Soak the peas all night. In the morning, put them on in a farina-kettle covered with a quart of warm water, and cook soft. Put into a soup-kettle the beef, ham, and vegetables, with five quarts of water, and cook slowly four hours, filling up with hot water should the water sink below four quarts. Strain off the liquor; pick out meat and bones from the colander; put into the stock-jar, and season well. Pour over them all but three pints of the soup, and set away. Pulp the vegetables through the colander into to-day’s broth; season, and add the peas, also rubbed through a colander. Cook slowly, stirring often, half an hour, and pour upon dice of fried bread into the tureen.

Ham and Eggs.

Boil slices of ham fifteen minutes, and let them get cold. Trim and cut into pieces of uniform size; put a small piece of butter in a frying-pan, and cook the ham, not too quickly, turning when the under side is done. Strain the fat when the ham has been taken out and put upon a hot-water dish; return to the fire, and fry the eggs. Cut off the ragged edges and lay one upon each slice of ham.

Macaroni with Cod.

Break a quarter of a pound of macaroni into short pieces; boil twenty minutes in hot salted water; drain; stir in a tablespoonful of butter and three tablespoonfuls of grated cheese; mix up with one-third as much chopped cod as you have macaroni, and put into a buttered bake-dish. Wet with a little milk; scatter bread-crumbs on the top, and bake, covered, half an hour, then brown.

Fried Beans.

Boil as directed on Sunday of this week; put a little dripping in a frying-pan with a little powdered, or chopped parsley; heat, put in the beans, and stir until they are a pale yellow; pepper and salt, and serve hot.

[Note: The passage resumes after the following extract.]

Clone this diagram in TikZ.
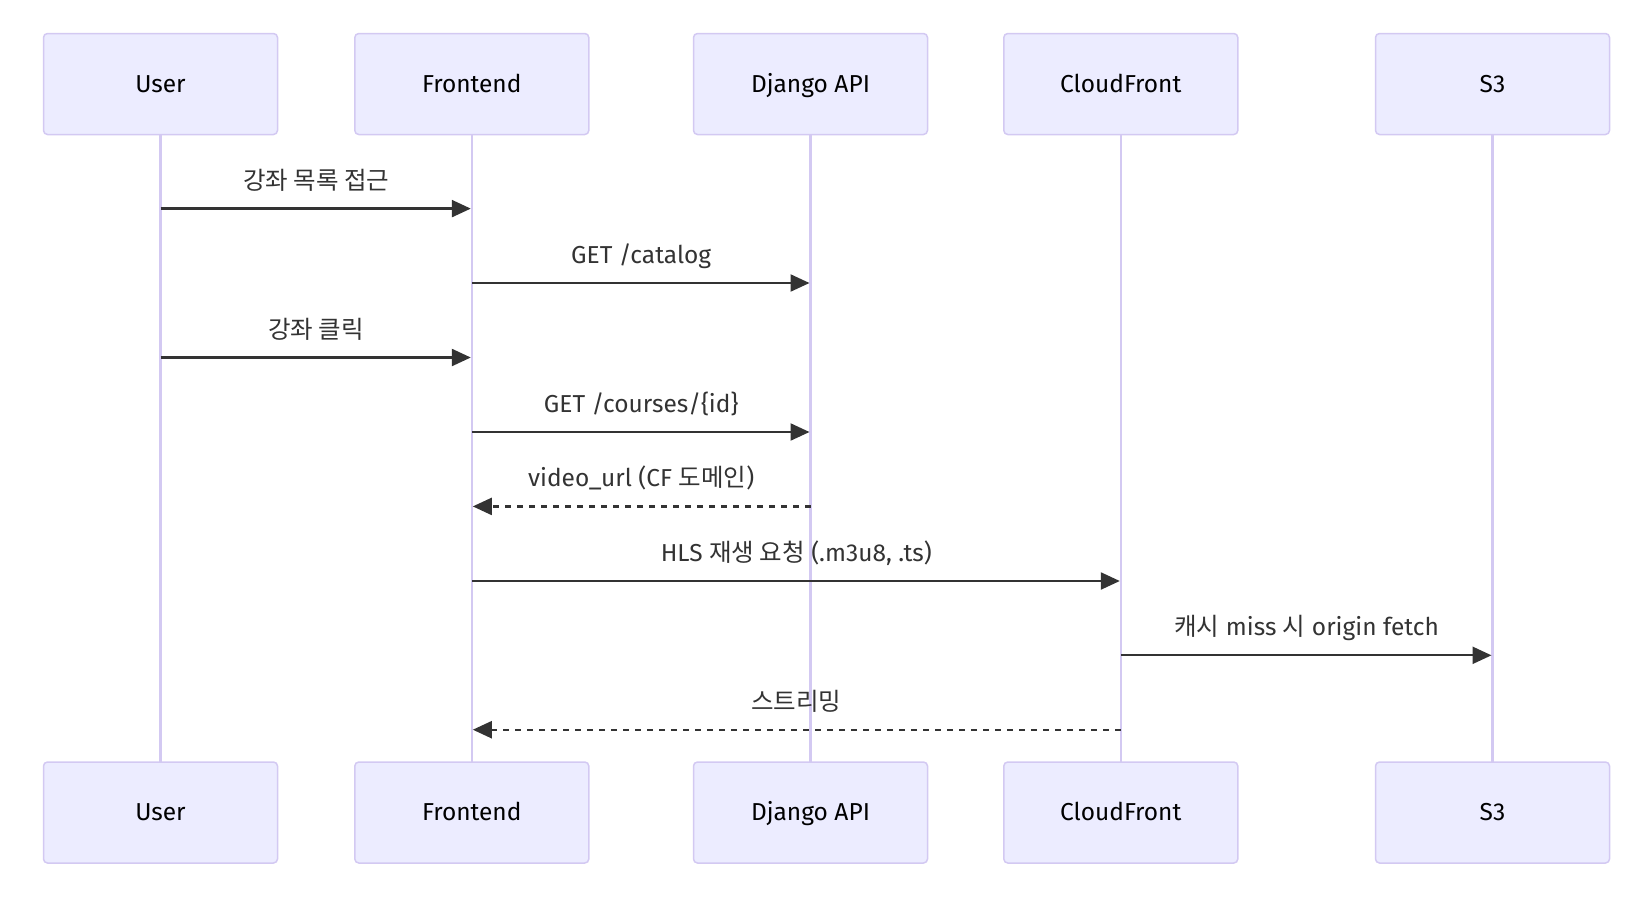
\documentclass[tikz,border=0pt]{standalone}
\usepackage{fontspec}
\setmainfont{Fira Sans}
\newfontfamily\kr{Noto Sans CJK KR}
\usetikzlibrary{arrows.meta}
\definecolor{actfill}{HTML}{ECECFF}
\definecolor{actline}{HTML}{D3C9F2}
\definecolor{msg}{HTML}{333333}
\tikzset{
  actor/.style={draw=actline, line width=1.5pt, fill=actfill, rounded corners=4pt,
    minimum width=234pt, minimum height=101pt, inner sep=0pt, text height=18pt, text depth=2pt,
    font=\fontsize{24.5}{28}\selectfont, text=black},
  life/.style={draw=actline, line width=2.5pt},
  msgline/.style={draw=msg, line width=2.3pt, -{Triangle[length=19pt,width=17pt]}, shorten >=1pt},
  dashmsg/.style={msgline, dash pattern=on 6pt off 6pt},
  lbl/.style={font=\fontsize{24.5}{28}\selectfont, text=msg, inner sep=0pt, anchor=base, yshift=19.5pt}
}
\begin{document}
\begin{tikzpicture}[x=1pt,y=-1pt]
\useasboundingbox (0,0) rectangle (1644,898);
% lifelines
\foreach \n/\x in {u/160.5,f/471.8,d/810.5,c/1120.8,s/1492.5}{
  \coordinate (\n t) at (\x,134);
  \coordinate (\n b) at (\x,762);
  \draw[life] (\n t) -- (\n b);
}
% actors top
\node[actor] (ut) at (160.5,84) {User};
\node[actor] (ft) at (471.8,84) {Frontend};
\node[actor] (dt) at (810.5,84) {Django API};
\node[actor] (ct) at (1120.8,84) {CloudFront};
\node[actor] (st) at (1492.5,84) {S3};
% actors bottom
\node[actor] (ub) at (160.5,812.5) {User};
\node[actor] (fb) at (471.8,812.5) {Frontend};
\node[actor] (db) at (810.5,812.5) {Django API};
\node[actor] (cb) at (1120.8,812.5) {CloudFront};
\node[actor] (sb) at (1492.5,812.5) {S3};
% message anchors
\foreach \i/\y in {1/208.6,2/283,3/357.5,4/432,5/506.4,6/581,7/655.3,8/729.7}{
  \foreach \n/\x in {u/160.5,f/471.8,d/810.5,c/1120.8,s/1492.5}{
    \coordinate (\n\i) at (\x,\y);
  }
}
\draw[msgline] (u1) -- (f1) node[lbl, midway] (l1) {\kr 강좌 목록 접근};
\draw[msgline] (f2) -- (d2) node[lbl, midway] (l2) {GET /catalog};
\draw[msgline] (u3) -- (f3) node[lbl, midway] (l3) {\kr 강좌 클릭};
\draw[msgline] (f4) -- (d4) node[lbl, midway] (l4) {GET /courses/\{id\}};
\draw[dashmsg] (d5) -- (f5) node[lbl, midway] (l5) {video\_url (CF {\kr 도메인})};
\draw[msgline] (f6) -- (c6) node[lbl, midway] (l6) {HLS {\kr 재생 요청} (.m3u8, .ts)};
\draw[msgline] (c7) -- (s7) node[lbl, midway] (l7) {{\kr 캐시} miss {\kr 시} origin fetch};
\draw[dashmsg] (c8) -- (f8) node[lbl, midway] (l8) {\kr 스트리밍};
\end{tikzpicture}
\end{document}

Cold Slaw, with Cream Dressing.

1 small head of white cabbage, chopped fine; 1 cup scalding milk; rather less than a cup of vinegar; 1 tablespoonful of butter; 2 beaten eggs; 1 tablespoonful of white sugar; 1 teaspoonful essence of celery; pepper and salt to taste.

Heat milk and vinegar in separate vessels. Put butter, sugar, and seasoning into the hot vinegar. Boil up once, and put in the cabbage. Heat to scalding and take off. Add the beaten eggs to the hot milk; cook until they begin to thicken. Put the hot cabbage into a bowl; pour the custard over it; toss and stir with a silver fork; cover to keep in the strength of the vinegar, and cool suddenly.

Squash Pie.

1 pint of stewed and strained squash; 1 pint of milk; ¾ cup of sugar; 3 eggs, beaten light; ½ teaspoonful of ginger, and same of mace and cinnamon mixed.